I know that church is not always the coolest place to be. I know that life is busy. But I also know that if my parents had let the busyness of our lives, the fact there was no one there of my age, or that we had been hurt by people in the church keep us away, I would never have met Jerry…and my life would not be the same.
Coming to church and worshiping God is about encountering God. We encounter God through the songs that have been sung by the saints for hundreds of years, through the Word of God that is spoken each week, and through each other. Jesus’ tells us “Let the little children come to me, and do not stop them,” but as parents, grandparents and a church, sometimes we do stop them. We let birthday parties, sports and late nights stop us from bring the children to God.

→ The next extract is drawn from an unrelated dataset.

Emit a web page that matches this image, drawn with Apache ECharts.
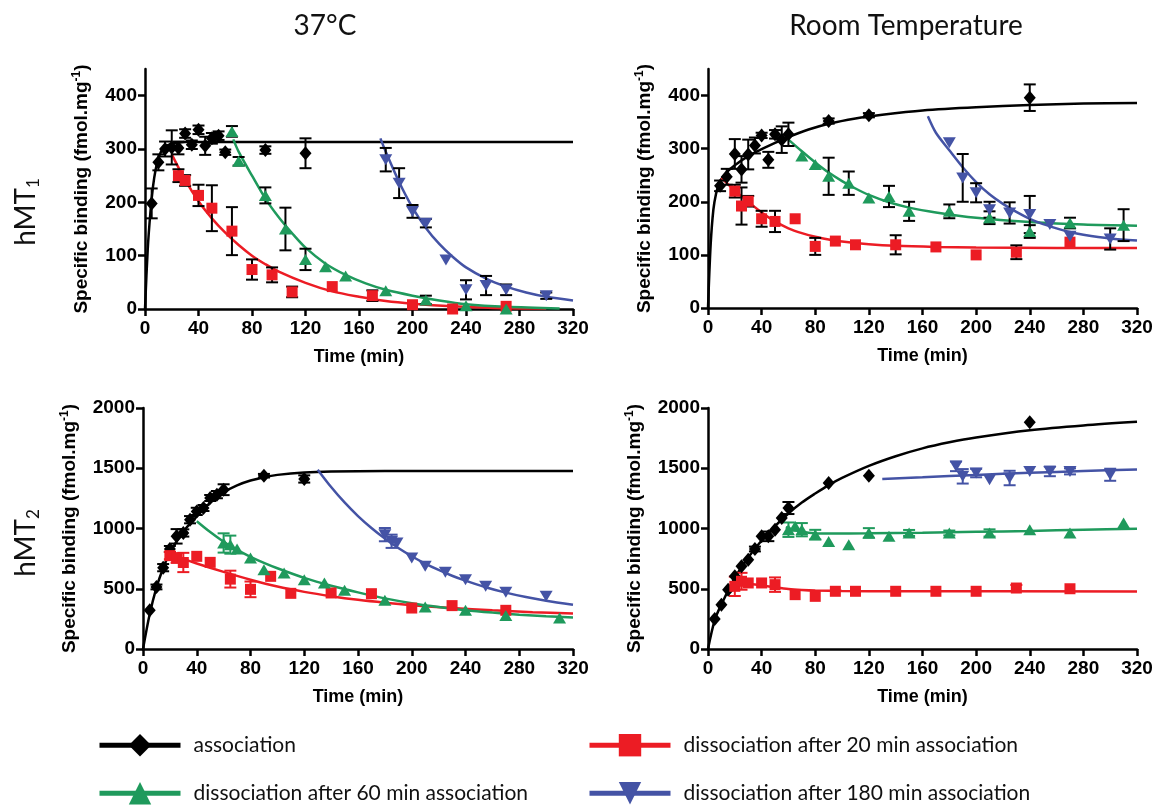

We keep children away by looking at parents oddly when their child is being disruptive, instead of asking how we can help. We give glaring eyes to teens that might be dressed in ways that we deem inappropriate, instead of rejoicing in the simple fact that they are in church and not sleeping in.
As a father of three children under 7 years old who works every Sunday, my wife finds herself being a single parent most Sunday mornings. So I know that sometimes the easiest thing for parents to do is to simply stay home and not deal with the stress and anxiety that comes from trying to control three children in worship - always wondering what people around you are thinking. But how nice would it be to let parents and children know exactly what you are thinking. To tell them that you are glad they are there. Tell them you understand how they have a choice to come to church, or not, and you know that it must be hard for them, but that you are so thankful that they did. If you see a teenager using their phone, be thankful that they are there, and show them that you care.
As a parent, many things are not the same as they were when I was a child. While I do relinquish control of the television, put sticker guidelines on what my children watch and allow technology to be a part of our children’s lives, one thing has stayed the same…the importance of God in the lives of our children and the role that the church family plays in showing God’s love. If we don’t encourage children to be involved at church then we may be denying them the opportunity to have a Jerry in their lives, as well as denying ourselves the opportunity to be a Jerry in someone else’s life.